* Supplied data:
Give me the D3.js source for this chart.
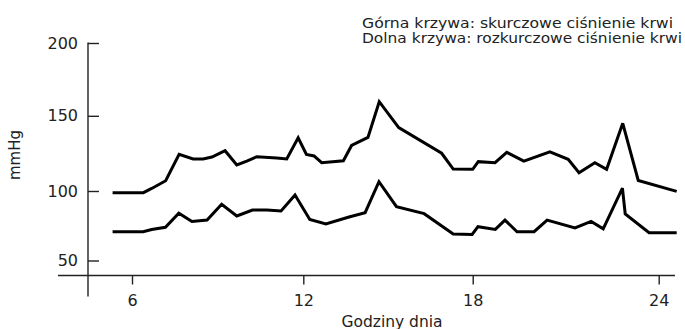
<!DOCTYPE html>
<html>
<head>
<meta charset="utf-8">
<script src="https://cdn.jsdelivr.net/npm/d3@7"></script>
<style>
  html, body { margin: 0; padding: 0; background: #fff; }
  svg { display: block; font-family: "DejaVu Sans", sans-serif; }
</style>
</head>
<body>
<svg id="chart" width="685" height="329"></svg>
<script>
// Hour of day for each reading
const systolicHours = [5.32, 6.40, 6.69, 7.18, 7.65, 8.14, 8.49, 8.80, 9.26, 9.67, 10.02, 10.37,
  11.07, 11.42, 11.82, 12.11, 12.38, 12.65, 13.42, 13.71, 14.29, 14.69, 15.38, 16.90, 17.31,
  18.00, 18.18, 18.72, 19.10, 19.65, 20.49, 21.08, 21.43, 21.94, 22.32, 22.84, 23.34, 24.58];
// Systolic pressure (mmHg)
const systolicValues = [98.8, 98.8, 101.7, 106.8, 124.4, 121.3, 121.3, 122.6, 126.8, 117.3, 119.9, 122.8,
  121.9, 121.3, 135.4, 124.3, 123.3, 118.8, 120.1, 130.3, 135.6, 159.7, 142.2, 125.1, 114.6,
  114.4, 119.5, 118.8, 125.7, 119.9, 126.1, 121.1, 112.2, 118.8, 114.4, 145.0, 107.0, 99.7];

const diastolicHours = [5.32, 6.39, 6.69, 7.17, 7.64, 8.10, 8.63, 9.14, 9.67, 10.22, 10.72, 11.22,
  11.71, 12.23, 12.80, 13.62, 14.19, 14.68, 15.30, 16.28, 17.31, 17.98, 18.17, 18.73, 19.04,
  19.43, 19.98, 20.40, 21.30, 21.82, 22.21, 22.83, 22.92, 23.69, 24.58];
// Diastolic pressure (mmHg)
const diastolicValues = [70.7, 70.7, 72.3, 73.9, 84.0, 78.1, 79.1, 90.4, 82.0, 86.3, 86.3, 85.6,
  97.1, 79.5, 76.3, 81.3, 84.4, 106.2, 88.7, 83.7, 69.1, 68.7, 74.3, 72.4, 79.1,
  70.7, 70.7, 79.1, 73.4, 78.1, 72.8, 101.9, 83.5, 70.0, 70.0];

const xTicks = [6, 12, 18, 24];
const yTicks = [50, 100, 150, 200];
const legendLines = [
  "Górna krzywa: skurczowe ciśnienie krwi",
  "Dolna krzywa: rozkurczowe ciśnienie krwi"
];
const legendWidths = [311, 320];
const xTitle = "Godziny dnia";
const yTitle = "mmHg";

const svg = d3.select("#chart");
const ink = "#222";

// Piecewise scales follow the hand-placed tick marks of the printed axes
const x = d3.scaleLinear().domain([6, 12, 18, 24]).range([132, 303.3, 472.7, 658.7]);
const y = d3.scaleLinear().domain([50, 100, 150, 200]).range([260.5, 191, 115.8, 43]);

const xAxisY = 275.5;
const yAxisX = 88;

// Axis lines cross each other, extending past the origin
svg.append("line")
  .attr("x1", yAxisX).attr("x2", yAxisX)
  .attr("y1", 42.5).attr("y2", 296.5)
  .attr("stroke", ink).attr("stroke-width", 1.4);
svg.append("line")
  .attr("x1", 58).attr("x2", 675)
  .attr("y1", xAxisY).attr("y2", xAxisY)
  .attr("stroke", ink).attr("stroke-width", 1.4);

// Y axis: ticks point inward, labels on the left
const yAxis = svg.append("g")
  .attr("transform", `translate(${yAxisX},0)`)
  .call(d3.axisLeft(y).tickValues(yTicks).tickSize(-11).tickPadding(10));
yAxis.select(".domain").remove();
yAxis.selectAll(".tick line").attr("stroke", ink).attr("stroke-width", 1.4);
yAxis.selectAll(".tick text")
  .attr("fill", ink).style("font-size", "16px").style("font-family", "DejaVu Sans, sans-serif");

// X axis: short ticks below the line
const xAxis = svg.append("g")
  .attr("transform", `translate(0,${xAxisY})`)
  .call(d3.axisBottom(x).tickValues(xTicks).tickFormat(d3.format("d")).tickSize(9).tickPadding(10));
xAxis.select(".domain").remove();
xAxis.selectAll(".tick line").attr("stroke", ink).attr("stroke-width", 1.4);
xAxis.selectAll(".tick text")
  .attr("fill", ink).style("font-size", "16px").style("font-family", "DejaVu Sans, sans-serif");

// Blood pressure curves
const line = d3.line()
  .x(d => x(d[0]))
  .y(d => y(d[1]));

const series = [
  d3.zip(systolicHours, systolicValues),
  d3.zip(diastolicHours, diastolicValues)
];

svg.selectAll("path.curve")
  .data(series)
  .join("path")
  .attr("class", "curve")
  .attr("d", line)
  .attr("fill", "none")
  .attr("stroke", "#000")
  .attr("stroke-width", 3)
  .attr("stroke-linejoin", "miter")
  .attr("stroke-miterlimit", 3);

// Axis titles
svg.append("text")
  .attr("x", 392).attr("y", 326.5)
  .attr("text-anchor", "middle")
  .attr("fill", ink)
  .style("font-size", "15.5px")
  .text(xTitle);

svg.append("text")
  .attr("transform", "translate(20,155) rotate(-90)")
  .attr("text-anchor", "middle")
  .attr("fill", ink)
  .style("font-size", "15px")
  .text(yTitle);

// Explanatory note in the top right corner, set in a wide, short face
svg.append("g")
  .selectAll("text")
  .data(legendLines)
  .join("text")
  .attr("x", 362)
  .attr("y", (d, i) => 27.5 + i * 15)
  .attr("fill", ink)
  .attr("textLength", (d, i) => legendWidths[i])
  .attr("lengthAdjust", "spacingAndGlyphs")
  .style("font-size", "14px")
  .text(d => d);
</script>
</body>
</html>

* Short task:
Restate the material word for word from its first line through the line containing "70.7, 70.7, 79.1, 73.4, 78.1, 72.8, 101.9, 83.5, 70.0, 70.0];", both included; the pictures do not belong in it.

* Exercise answer:
Give me the D3.js source for this chart.
<!DOCTYPE html>
<html>
<head>
<meta charset="utf-8">
<script src="https://cdn.jsdelivr.net/npm/d3@7"></script>
<style>
  html, body { margin: 0; padding: 0; background: #fff; }
  svg { display: block; font-family: "DejaVu Sans", sans-serif; }
</style>
</head>
<body>
<svg id="chart" width="685" height="329"></svg>
<script>
// Hour of day for each reading
const systolicHours = [5.32, 6.40, 6.69, 7.18, 7.65, 8.14, 8.49, 8.80, 9.26, 9.67, 10.02, 10.37,
  11.07, 11.42, 11.82, 12.11, 12.38, 12.65, 13.42, 13.71, 14.29, 14.69, 15.38, 16.90, 17.31,
  18.00, 18.18, 18.72, 19.10, 19.65, 20.49, 21.08, 21.43, 21.94, 22.32, 22.84, 23.34, 24.58];
// Systolic pressure (mmHg)
const systolicValues = [98.8, 98.8, 101.7, 106.8, 124.4, 121.3, 121.3, 122.6, 126.8, 117.3, 119.9, 122.8,
  121.9, 121.3, 135.4, 124.3, 123.3, 118.8, 120.1, 130.3, 135.6, 159.7, 142.2, 125.1, 114.6,
  114.4, 119.5, 118.8, 125.7, 119.9, 126.1, 121.1, 112.2, 118.8, 114.4, 145.0, 107.0, 99.7];

const diastolicHours = [5.32, 6.39, 6.69, 7.17, 7.64, 8.10, 8.63, 9.14, 9.67, 10.22, 10.72, 11.22,
  11.71, 12.23, 12.80, 13.62, 14.19, 14.68, 15.30, 16.28, 17.31, 17.98, 18.17, 18.73, 19.04,
  19.43, 19.98, 20.40, 21.30, 21.82, 22.21, 22.83, 22.92, 23.69, 24.58];
// Diastolic pressure (mmHg)
const diastolicValues = [70.7, 70.7, 72.3, 73.9, 84.0, 78.1, 79.1, 90.4, 82.0, 86.3, 86.3, 85.6,
  97.1, 79.5, 76.3, 81.3, 84.4, 106.2, 88.7, 83.7, 69.1, 68.7, 74.3, 72.4, 79.1,
  70.7, 70.7, 79.1, 73.4, 78.1, 72.8, 101.9, 83.5, 70.0, 70.0];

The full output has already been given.